The Alaska senators’ committee

Marketplace Staff Oct 10, 2007

One of the political campaign committees that helped pay for Minnesota Sen. Norm Coleman’s fishing trip to Alaska in 2003 was the Alaska Senators Committee.

The committee, formed that year by Republican senators Ted Stevens and Lisa Murkowski, accepted thousands of dollars sent to an Anchorage post office box. It held a fundraiser in Alaska and flew Coleman to Anchorage, where he attended that fundraiser. But, it never registered with the Federal Election Commission.

“This sounds really problematic,” said Ken Bohm at the National Legal Policy Center. “It sounds like an FEC complaint on three or four levels.”

Federal election rules allow candidates to form joint fundraising committees, as Stevens and Murkowski did in 2003 by forming the Alaska Senators Committee. But the committee never filed with the FEC.
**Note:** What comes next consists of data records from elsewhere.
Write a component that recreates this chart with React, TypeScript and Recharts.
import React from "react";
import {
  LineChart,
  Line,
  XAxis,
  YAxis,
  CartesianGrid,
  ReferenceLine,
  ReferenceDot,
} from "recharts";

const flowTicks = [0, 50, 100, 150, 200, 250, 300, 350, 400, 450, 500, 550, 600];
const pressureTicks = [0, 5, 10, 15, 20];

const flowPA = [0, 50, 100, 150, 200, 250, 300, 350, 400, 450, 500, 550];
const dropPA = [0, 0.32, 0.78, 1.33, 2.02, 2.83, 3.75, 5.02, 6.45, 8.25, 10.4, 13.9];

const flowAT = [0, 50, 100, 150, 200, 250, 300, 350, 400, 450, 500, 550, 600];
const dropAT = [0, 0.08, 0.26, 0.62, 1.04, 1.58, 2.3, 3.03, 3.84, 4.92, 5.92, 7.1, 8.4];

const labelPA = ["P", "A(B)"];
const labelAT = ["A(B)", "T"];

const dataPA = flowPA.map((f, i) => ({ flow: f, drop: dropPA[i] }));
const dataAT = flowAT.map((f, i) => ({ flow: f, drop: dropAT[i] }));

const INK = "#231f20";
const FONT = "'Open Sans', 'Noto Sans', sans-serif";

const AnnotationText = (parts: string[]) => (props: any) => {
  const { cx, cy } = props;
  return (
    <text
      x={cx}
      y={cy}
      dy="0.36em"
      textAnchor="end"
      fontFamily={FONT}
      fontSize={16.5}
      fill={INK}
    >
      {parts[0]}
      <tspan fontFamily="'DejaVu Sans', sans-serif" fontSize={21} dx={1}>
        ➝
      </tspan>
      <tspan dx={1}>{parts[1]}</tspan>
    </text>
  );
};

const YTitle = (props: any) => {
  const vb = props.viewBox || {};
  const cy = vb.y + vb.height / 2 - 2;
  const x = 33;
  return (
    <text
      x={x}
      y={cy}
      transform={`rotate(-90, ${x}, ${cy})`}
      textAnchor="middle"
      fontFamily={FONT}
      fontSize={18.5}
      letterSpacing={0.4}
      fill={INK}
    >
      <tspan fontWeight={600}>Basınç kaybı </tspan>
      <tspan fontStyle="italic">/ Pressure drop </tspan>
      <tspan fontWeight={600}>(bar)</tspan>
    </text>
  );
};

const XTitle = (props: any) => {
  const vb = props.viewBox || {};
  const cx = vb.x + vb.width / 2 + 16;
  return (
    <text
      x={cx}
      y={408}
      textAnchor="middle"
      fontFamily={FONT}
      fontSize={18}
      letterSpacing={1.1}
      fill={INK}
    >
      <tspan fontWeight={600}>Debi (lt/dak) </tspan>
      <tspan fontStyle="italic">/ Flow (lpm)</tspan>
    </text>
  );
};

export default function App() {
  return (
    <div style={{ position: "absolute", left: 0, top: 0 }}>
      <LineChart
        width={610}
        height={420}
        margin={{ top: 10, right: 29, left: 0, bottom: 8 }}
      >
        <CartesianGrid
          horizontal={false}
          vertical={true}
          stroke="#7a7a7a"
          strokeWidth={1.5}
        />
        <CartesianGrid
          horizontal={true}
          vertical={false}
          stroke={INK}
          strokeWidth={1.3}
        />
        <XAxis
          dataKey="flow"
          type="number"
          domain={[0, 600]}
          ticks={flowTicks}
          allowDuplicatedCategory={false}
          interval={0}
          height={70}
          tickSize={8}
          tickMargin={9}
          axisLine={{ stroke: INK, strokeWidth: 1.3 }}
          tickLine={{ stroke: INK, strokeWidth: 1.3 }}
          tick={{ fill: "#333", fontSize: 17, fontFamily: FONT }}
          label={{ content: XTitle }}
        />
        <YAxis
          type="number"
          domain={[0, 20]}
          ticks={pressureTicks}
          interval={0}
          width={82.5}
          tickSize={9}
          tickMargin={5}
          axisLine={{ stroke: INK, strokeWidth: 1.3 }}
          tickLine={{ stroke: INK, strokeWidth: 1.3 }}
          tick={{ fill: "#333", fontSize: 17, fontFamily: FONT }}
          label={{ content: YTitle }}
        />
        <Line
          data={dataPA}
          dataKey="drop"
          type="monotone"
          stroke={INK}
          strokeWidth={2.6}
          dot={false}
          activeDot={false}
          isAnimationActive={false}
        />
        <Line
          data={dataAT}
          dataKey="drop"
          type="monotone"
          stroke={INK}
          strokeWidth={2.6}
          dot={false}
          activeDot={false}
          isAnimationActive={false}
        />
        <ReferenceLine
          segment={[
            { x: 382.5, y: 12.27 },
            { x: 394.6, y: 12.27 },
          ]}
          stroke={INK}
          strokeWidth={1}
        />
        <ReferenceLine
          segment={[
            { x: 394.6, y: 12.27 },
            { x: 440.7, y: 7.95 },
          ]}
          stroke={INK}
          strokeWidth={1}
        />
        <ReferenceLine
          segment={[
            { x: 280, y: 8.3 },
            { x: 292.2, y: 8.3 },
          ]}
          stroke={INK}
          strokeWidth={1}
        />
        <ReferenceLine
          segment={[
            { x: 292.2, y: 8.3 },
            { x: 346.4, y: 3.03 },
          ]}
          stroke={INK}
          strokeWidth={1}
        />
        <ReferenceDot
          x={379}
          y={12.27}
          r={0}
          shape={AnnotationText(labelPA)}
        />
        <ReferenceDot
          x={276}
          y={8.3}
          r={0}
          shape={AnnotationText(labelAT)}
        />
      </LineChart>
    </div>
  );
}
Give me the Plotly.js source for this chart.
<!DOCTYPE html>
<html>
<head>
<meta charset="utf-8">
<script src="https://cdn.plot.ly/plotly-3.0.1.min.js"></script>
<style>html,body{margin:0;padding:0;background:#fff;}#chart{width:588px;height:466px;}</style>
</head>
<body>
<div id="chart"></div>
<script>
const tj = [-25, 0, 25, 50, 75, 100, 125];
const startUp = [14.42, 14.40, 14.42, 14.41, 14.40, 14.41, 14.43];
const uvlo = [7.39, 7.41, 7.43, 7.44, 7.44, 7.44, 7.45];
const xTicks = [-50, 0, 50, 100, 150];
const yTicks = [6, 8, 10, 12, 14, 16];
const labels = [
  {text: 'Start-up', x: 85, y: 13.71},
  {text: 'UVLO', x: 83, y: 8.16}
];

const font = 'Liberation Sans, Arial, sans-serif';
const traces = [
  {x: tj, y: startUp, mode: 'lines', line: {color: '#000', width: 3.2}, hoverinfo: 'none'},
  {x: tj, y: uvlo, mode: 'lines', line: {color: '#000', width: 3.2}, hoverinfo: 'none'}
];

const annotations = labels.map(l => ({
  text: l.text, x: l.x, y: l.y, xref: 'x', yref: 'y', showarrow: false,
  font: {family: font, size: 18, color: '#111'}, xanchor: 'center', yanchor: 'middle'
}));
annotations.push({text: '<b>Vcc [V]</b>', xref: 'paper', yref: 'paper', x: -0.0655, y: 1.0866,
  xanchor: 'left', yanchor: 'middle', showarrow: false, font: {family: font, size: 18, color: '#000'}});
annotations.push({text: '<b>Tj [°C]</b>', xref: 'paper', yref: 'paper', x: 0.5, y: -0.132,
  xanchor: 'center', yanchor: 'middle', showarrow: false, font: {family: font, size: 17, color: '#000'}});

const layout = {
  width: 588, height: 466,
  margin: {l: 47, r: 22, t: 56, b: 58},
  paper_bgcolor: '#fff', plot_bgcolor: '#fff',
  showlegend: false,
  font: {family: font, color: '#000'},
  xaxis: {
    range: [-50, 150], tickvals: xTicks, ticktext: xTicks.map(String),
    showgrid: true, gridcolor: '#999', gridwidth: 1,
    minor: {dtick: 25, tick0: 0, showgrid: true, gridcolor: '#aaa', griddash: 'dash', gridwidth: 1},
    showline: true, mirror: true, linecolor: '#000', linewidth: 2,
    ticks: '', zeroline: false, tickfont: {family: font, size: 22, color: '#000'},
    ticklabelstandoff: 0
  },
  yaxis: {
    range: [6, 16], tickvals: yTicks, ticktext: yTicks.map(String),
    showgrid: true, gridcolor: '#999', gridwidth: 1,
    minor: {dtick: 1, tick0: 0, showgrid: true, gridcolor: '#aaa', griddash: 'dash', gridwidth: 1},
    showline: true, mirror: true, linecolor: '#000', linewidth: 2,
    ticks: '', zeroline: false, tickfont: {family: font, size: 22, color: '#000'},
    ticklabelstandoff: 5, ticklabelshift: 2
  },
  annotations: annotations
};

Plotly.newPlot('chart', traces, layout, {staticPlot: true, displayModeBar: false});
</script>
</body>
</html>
“It looks like they failed to establish a joint fundraising committee, at minimum they should have set up a separate bank account for this event,” said Larry Nobel, a former general counsel at the commission and an election law attorney at Skadden Arps.
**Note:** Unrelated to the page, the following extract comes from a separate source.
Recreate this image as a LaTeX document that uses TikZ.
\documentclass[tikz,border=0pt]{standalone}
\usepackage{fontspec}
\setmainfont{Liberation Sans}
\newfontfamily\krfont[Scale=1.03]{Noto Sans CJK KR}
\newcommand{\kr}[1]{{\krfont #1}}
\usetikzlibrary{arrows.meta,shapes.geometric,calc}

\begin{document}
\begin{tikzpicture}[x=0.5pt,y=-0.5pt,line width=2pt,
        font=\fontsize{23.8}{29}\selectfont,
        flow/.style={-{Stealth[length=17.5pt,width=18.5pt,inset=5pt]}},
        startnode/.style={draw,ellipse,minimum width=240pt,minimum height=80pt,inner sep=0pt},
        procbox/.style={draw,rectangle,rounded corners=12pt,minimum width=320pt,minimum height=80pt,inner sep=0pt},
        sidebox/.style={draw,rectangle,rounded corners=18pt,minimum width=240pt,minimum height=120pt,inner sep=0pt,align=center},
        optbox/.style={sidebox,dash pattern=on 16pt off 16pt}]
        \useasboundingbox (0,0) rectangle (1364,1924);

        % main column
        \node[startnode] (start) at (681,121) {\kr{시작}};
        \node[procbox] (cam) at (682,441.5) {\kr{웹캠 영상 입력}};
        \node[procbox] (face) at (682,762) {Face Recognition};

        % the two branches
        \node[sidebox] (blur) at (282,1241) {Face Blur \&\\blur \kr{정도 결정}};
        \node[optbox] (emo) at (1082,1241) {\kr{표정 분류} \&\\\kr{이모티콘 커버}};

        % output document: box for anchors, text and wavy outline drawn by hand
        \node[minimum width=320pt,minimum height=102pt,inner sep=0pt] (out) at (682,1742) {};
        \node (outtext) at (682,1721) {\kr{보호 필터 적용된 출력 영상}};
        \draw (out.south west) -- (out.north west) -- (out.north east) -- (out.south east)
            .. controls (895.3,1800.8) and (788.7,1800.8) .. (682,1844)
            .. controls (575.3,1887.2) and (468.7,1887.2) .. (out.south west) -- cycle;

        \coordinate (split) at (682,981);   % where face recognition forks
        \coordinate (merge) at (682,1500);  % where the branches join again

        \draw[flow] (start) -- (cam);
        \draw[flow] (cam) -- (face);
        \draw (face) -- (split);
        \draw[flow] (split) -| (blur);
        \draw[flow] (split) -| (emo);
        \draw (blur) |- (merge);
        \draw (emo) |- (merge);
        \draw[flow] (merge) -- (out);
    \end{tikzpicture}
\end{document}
The Alaska Senators Committee was set up by Curtis Thayer, an Alaska energy lobbyist and former congressional staffer for Rep. Don Young (R-Alaska). Thayer was also a finance consultant in Sen. Lisa Murkowski’s 2004 reelection campaign.

Thayer initially said he couldn’t recall how the group was registered or how it filed its records with the Federal Election Commission. He did remember that a joint committee was set up with Ted Stevens’ leadership PAC in the summer of 2003.

Dick Ladd, a Washington lobbyist, ran Stevens’ PAC in 2003. He told Marketplace he signed a joint fundraising agreement with the Murkowski campaign creating the new committee. Campaign finance reports show that Stevens’ Northern Lights PAC sent the group, the Alaska Senators Committee, a check for more than $8,500. That check appears to have been cashed by Sen. Lisa Murkowski’s campaign.

Murkowski’s campaign also received more than $11,700 from the Alaska Senators Committee in the fall of 2003, according to campaign finance reports, but the original source of those donations is unclear.

“The big question is where did that money come from?” Nobel asked. Because the Alaska Senators Committee never filed any reports, it’s unclear who the original donors were.

Thayer said he didn’t believe it was necessary to file separate disclosures for the group.